Orwell saw these plans forming and understood that such a system would eventually be implemented in peacetime.
He realized that the ultimate goal of the elite was not only territorial dominance — but control of the human mind.

Thus, 1984 was written not as entertainment, but as a warning.


Why he could not speak openly

At the time, any information connected to the government’s operations was tightly guarded.
Orwell knew that openly discussing these plans would lead to him being silenced — just like the characters in his novel are punished for thinking independently.
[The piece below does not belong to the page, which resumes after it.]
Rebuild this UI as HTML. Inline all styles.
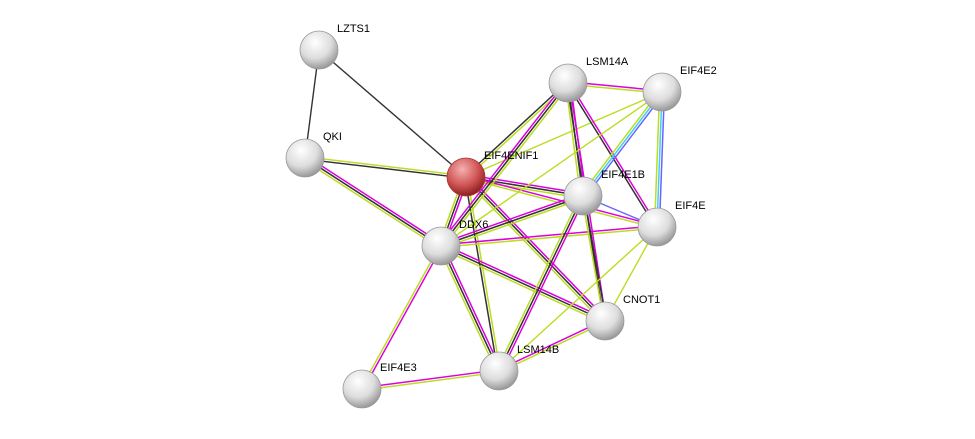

So he revealed the truth through allegory. 1984 became his way of telling the world what he had seen inside MI6, without stating it directly.


A warning that came true

Today, when every individual is tracked through phones, computers, and social platforms, Orwell’s words sound prophetic.
Everything he warned about is unfolding before our eyes — digital surveillance, media manipulation, censorship, and a modern form of Newspeak in politics.

All of it was described in 1984, and he knew it not from imagination, but from insider knowledge.


The man who knew too much

George Orwell was a man who saw too deeply into the mechanisms of global power.
He heard confidential discussions in MI6 corridors, understood the long-term plans of the elite, and realized that humanity was being gradually conditioned for obedience.

His only way to expose the truth was to encode it in a novel.

1984 is not just literature —
it is a coded testimony.
A message from a man who saw the future and tried to warn the world before it was too late.